Christen in der Minderheit
Mit etwas mehr als 8 Millionen Gläubigen machen die Katholiken in Indonesien eine kleine Minderheit unter den rund 280 Millionen mehrheitlich muslimischen Einwohnern aus. Alle Christen zusammen stellen gut zwölf Prozent der Bevölkerung.
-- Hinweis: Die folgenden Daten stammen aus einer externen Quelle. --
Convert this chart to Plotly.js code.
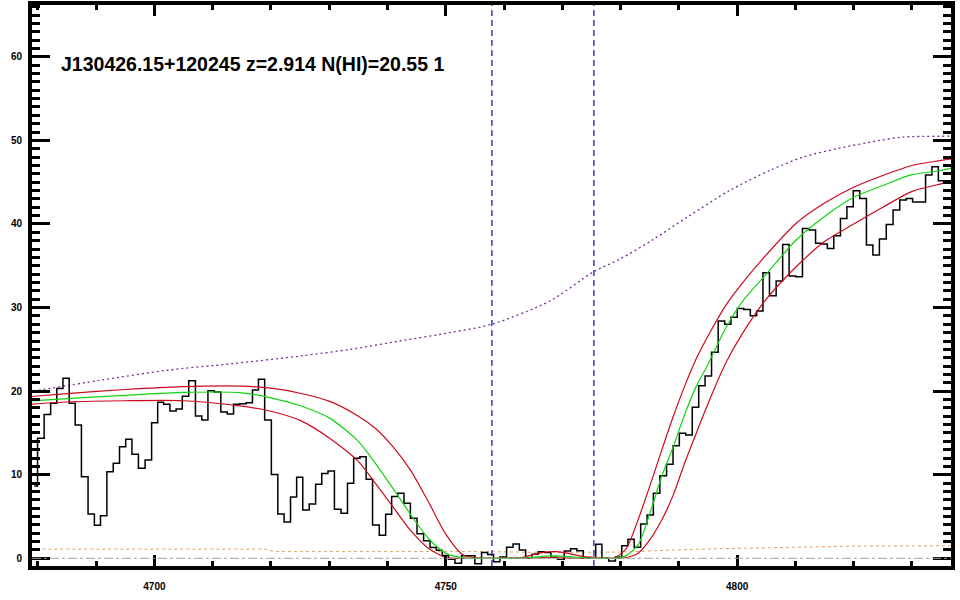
<!DOCTYPE html>
<html>
<head>
<meta charset="utf-8">
<script src="https://cdn.plot.ly/plotly-3.0.1.min.js"></script>
<style>
  html, body { margin: 0; padding: 0; background: #ffffff; }
  #chart { width: 960px; height: 600px; }
</style>
</head>
<body>
<div id="chart"></div>
<script>
// ---- observed spectrum (bin centres in Angstrom, flux) ----
const fluxWave = [4679.39, 4680.51, 4681.66, 4682.74, 4683.77, 4684.85, 4685.91, 4686.91, 4688.05, 4689.19,
  4690.22, 4691.29, 4692.40, 4693.48, 4694.55, 4695.61, 4696.69, 4697.83, 4698.98, 4700.07,
  4701.06, 4702.12, 4703.21, 4704.26, 4705.32, 4706.47, 4707.62, 4708.65, 4709.73, 4710.84,
  4711.96, 4713.04, 4714.13, 4715.22, 4716.30, 4717.36, 4718.35, 4719.50, 4720.65, 4721.71,
  4722.82, 4723.91, 4724.92, 4726.00, 4727.14, 4728.20, 4729.25, 4730.34, 4731.45, 4732.60,
  4733.67, 4734.73, 4735.80, 4736.87, 4738.01, 4739.17, 4740.21, 4741.22, 4742.29, 4743.37,
  4744.49, 4745.64, 4746.75, 4747.87, 4748.89, 4749.91, 4751.02, 4752.15, 4753.27, 4754.41,
  4755.58, 4756.70, 4757.69, 4758.72, 4759.87, 4761.01, 4762.09, 4763.16, 4764.27, 4765.35,
  4766.38, 4767.47, 4768.62, 4769.76, 4770.90, 4771.96, 4773.02, 4774.16, 4775.22, 4776.23,
  4777.37, 4778.57, 4779.66, 4780.74, 4781.79, 4782.88, 4784.02, 4785.08, 4786.17, 4787.32,
  4788.46, 4789.54, 4790.63, 4791.74, 4792.86, 4793.95, 4795.04, 4796.18, 4797.32, 4798.41,
  4799.46, 4800.58, 4801.72, 4802.81, 4803.89, 4804.98, 4806.12, 4807.27, 4808.35, 4809.49,
  4810.64, 4811.78, 4812.93, 4813.99, 4814.96, 4816.01, 4817.16, 4818.30, 4819.38, 4820.47,
  4821.62, 4822.76, 4823.84, 4824.99, 4826.19, 4827.33, 4828.48, 4829.57, 4830.65, 4831.79,
  4832.88, 4833.97, 4835.09, 4836.14, 4837.25];
const flux = [8.65, 14.35, 17.22, 18.54, 20.33, 21.53, 18.54, 15.94, 9.76, 5.30,
  3.95, 5.10, 10.36, 11.36, 13.35, 14.23, 12.44, 10.77, 11.76, 16.22,
  18.66, 18.42, 17.62, 17.86, 19.40, 21.24, 17.02, 16.54, 20.05, 19.90,
  17.50, 17.26, 18.42, 18.50, 18.60, 20.13, 21.41, 16.54, 10.04, 5.30,
  4.34, 7.35, 9.69, 5.78, 6.50, 8.85, 10.16, 10.44, 5.88, 5.38,
  8.97, 11.96, 12.15, 9.47, 3.98, 2.77, 5.28, 7.40, 7.77, 6.58,
  4.80, 2.95, 2.10, 1.30, 0.95, 0.35, -0.10, -0.60, 0.30, 0.30,
  -0.65, 0.70, 0.45, -0.40, 0.15, 1.31, 1.71, 0.99, 0.00, 0.48,
  0.79, 0.70, 0.12, -0.12, 0.87, 1.15, 0.91, 0.08, 0.10, 1.67,
  0.00, -0.32, 0.15, 1.50, 2.27, 1.31, 4.10, 5.18, 7.77, 9.88,
  11.24, 13.47, 14.95, 14.75, 18.06, 20.65, 21.80, 24.64, 28.39, 27.99,
  28.83, 29.90, 29.78, 29.02, 29.58, 34.16, 31.41, 33.17, 37.56, 33.77,
  33.69, 39.47, 39.27, 37.68, 37.60, 37.08, 38.59, 40.67, 42.06, 43.97,
  43.06, 37.48, 36.28, 38.19, 39.95, 41.66, 42.86, 43.06, 42.62, 42.62,
  45.85, 46.84, 45.17, 45.17, 45.20];

// ---- DLA model curves ----
const modelWave = [4678, 4685, 4695, 4705, 4715, 4720, 4725, 4730, 4735, 4738,
  4741, 4744, 4747, 4750, 4753, 4756, 4760, 4763, 4765, 4767,
  4769, 4771, 4773, 4775, 4777, 4779, 4781, 4783, 4785, 4787,
  4789, 4791, 4793, 4795, 4798, 4801, 4805, 4810, 4815, 4820,
  4825, 4830, 4835, 4838];
const modelFit = [18.8, 19.1, 19.5, 19.85, 19.8, 19.2, 18.25, 16.8, 14.0, 11.3,
  8.3, 5.2, 2.4, 0.6, 0.05, 0.0, 0.0, 0.02, 0.12, 0.25,
  0.3, 0.2, 0.1, 0.02, 0.0, 0.0, 0.35, 1.6, 5.3, 9.7,
  13.3, 17.2, 20.6, 23.2, 27.5, 30.8, 34.0, 38.0, 40.9, 43.2,
  44.6, 45.9, 46.4, 46.9];
const modelHigh = [19.3, 19.7, 20.2, 20.55, 20.6, 20.35, 19.75, 18.8, 17.0, 15.5,
  13.3, 10.5, 6.8, 2.9, 0.4, 0.02, 0.0, 0.1, 0.45, 0.75,
  0.8, 0.6, 0.3, 0.1, 0.0, 0.05, 1.2, 4.6, 8.6, 12.8,
  16.9, 20.6, 23.9, 26.6, 30.2, 33.0, 36.3, 40.0, 42.5, 44.4,
  45.8, 47.0, 47.6, 47.95];
const modelLow = [18.4, 18.7, 18.85, 18.85, 18.2, 17.6, 16.5, 14.4, 11.6, 8.9,
  6.1, 3.3, 1.2, 0.1, 0.0, 0.0, 0.0, 0.0, 0.04, 0.08,
  0.06, 0.03, 0.0, 0.0, 0.0, 0.0, 0.1, 0.6, 2.2, 4.5,
  7.5, 11.4, 15.0, 18.5, 23.3, 27.0, 31.0, 34.8, 37.9, 40.0,
  42.0, 43.9, 44.8, 45.3];

// ---- continuum (dotted purple) ----
const contWave = [4679.2, 4690.7, 4702.2, 4713.5, 4725.0, 4733.6, 4742.1, 4750.7, 4757.9, 4767.9,
  4775.4, 4779.9, 4785.5, 4791.4, 4798.7, 4805.6, 4811.3, 4817.1, 4824.5, 4828.4, 4837.0];
const cont = [20.0, 21.3, 22.5, 23.3, 24.2, 25.0, 26.0, 27.0, 28.0, 30.8,
  34.3, 35.8, 38.1, 40.8, 44.0, 46.4, 48.0, 49.0, 50.0, 50.4, 50.5];

// ---- noise (dotted orange) ----
const noiseWave = [4678.7, 4719.0, 4720.7, 4742.1, 4755.9, 4767.9, 4779.9, 4793.6, 4809.0, 4819.3, 4837.0];
const noise = [1.1, 1.1, 0.8, 0.85, 0.8, 0.7, 0.75, 1.1, 1.3, 1.45, 1.5];

// ---- markers / labels ----
const markWaves = [4757.92, 4775.42];
const titleText = 'J130426.15+120245 z=2.914 N(HI)=20.55 1';
const xRange = [4679.0, 4836.7];
const yRange = [-0.92, 66.2];

const traces = [
  { x: noiseWave, y: noise, mode: 'lines', line: { color: '#d9a066', width: 1, dash: 'dot' }, hoverinfo: 'skip' },
  { x: contWave, y: cont, mode: 'lines', line: { color: '#7b2d9b', width: 1.3, dash: '2px,3px', shape: 'spline', smoothing: 0.8 }, hoverinfo: 'skip' },
  { x: fluxWave, y: flux, mode: 'lines', line: { color: '#000000', width: 1.5, shape: 'hvh' }, hoverinfo: 'skip' },
  { x: modelWave, y: modelHigh, mode: 'lines', line: { color: '#cc0a1e', width: 1.2, shape: 'spline', smoothing: 0.7 }, hoverinfo: 'skip' },
  { x: modelWave, y: modelLow, mode: 'lines', line: { color: '#cc0a1e', width: 1.2, shape: 'spline', smoothing: 0.7 }, hoverinfo: 'skip' },
  { x: modelWave, y: modelFit, mode: 'lines', line: { color: '#11d411', width: 1.2, shape: 'spline', smoothing: 0.7 }, hoverinfo: 'skip' }
];

const shapes = markWaves.map(w => ({
  type: 'line', xref: 'x', yref: 'paper', x0: w, x1: w, y0: 0, y1: 1,
  line: { color: '#1a1adc', width: 1.3, dash: '6px,4px' }
}));
shapes.unshift({
  type: 'line', xref: 'paper', yref: 'y', x0: 0, x1: 1, y0: 0, y1: 0,
  line: { color: '#a0a0a0', width: 1, dash: 'dashdot' }
});

const tickFont = { family: 'Liberation Sans, Arial, sans-serif', size: 10, color: '#000', weight: 'bold' };

const layout = {
  width: 960, height: 600,
  margin: { l: 32, r: 9, t: 5, b: 34, pad: 0 },
  paper_bgcolor: '#ffffff', plot_bgcolor: '#ffffff',
  showlegend: false,
  xaxis: {
    range: xRange, showgrid: false, zeroline: false,
    showline: true, linecolor: '#000', linewidth: 4, mirror: 'ticks',
    ticks: 'inside', tick0: 4700, dtick: 50, ticklen: 11, tickwidth: 3, tickcolor: '#000',
    minor: { ticks: 'inside', dtick: 10, ticklen: 5, tickwidth: 3, tickcolor: '#000', showgrid: false },
    tickfont: tickFont, ticklabelstandoff: 8
  },
  yaxis: {
    range: yRange, showgrid: false, zeroline: false,
    showline: true, linecolor: '#000', linewidth: 4, mirror: 'ticks',
    ticks: 'inside', tick0: 0, dtick: 10, ticklen: 18, tickwidth: 3, tickcolor: '#000',
    minor: { ticks: 'inside', dtick: 1, ticklen: 8, tickwidth: 3, tickcolor: '#000', showgrid: false },
    tickfont: tickFont, ticklabelstandoff: 4
  },
  shapes: shapes,
  annotations: [{
    text: titleText, xref: 'paper', yref: 'paper', x: 0.029, y: 0.894,
    xanchor: 'left', yanchor: 'middle', showarrow: false,
    font: { family: 'Liberation Sans, Arial, sans-serif', size: 19.5, color: '#000', weight: 'bold' }
  }]
};

Plotly.newPlot('chart', traces, layout, { staticPlot: true, displayModeBar: false });
</script>
</body>
</html>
Neben dem Islam sind fünf weitere Religionen beziehungsweise Konfessionen offiziell anerkannt: neben den Katholiken sind das Protestanten, Buddhisten, Hindus und Anhänger des Konfuzianismus.
Religionsfreiheit und konkret die Freiheit, den Glauben zu praktizieren, sind also auch für Katholiken per Verfassung garantiert. “In der Realität ist das jedoch oft anders”, sagte Pater Solo vor allem mit Blick auf Terroranschläge muslimischer Fundamentalisten in den vergangenen Jahren.
Abseits solcher blutigen Ereignisse sei aber beispielsweise auch der Bau von Kirchen in vielen Teilen Indonesiens wegen der komplizierten staatlichen Regulierungen ein großes Problem. Bauverfahren würden verhindert oder erschwert bis hin zur Forderung finanzieller Zahlungen, berichtete Solo. “Oder passiert es auch, dass am nächsten Tag plötzlich ein Plakat vor der Kirche hängt, wo es heißt, diese Kirche muss sofort abgerissen werden, weil sie nicht über eine Erlaubnis verfügt.”
Überfüllte Kirchen
Er hoffe, dass der Papstbesuch die indonesischen Katholiken ermutigt, trotz aller Schwierigkeiten dem Glauben treu zu bleiben und unermüdlich einen Beitrag für das Gemeinwohl zu leisten, sagte der Vatikanexperte im Kathpress-Interview. Die katholische Ortskirche in seinem Heimatland sei durch die Art und Weise, wie die Menschen ihren Glauben leben “unglaublich frisch und begeisternd” und von einer starken Dynamik gekennzeichnet, so Pater Solo. “Die Kirchen sind überfüllt mit Gläubigen. In den Großstädten werden Gottesdienste mehrmals täglich und auch mit Übertragung auf Großleinwände gefeiert. Pfarrheime sind nie leer, sie sind Tag und Nacht voll mit Menschen.” Die Kirche sei “Symbol des Zusammenhalts, der Gemeinschaft, des Lebens und der Hoffnung”.
Papst “umarmt” Menschen an Peripherie
Mit der zwölftägigen Reise durch Indonesien, Papua-Neuguinea, Osttimor und Singapur wolle Papst Franziskus “die Kirche in der Peripherie umarmen”, so Solo weiter. Von Rom aus betrachtet, sei die Weltregion, in der diese vier Länder liegen, nicht nur geografisch, sondern auch gedanklich lange Zeit sehr weit weg gewesen. Franziskus habe dies zunächst auch mit der Neu-Ernennung der Kardinäle William Goh (Singapur), Virgilio do Carmo da Silva (Osttimor), John Ribat (Papua-Neuguinea) und Ignatius Cardinal Suharyo (Indonesien) versucht zu ändern. “Jetzt drückt er seine Nähe und Zuneigung noch einmal aus, indem er seine längste Reise bisher antritt, um die Katholiken vor Ort zu treffen, ihnen zuzuhören, und ihnen in den vielfältigen Herausforderungen aus Minderheitssituation und Armut Mut und Hoffnung zuzusprechen.”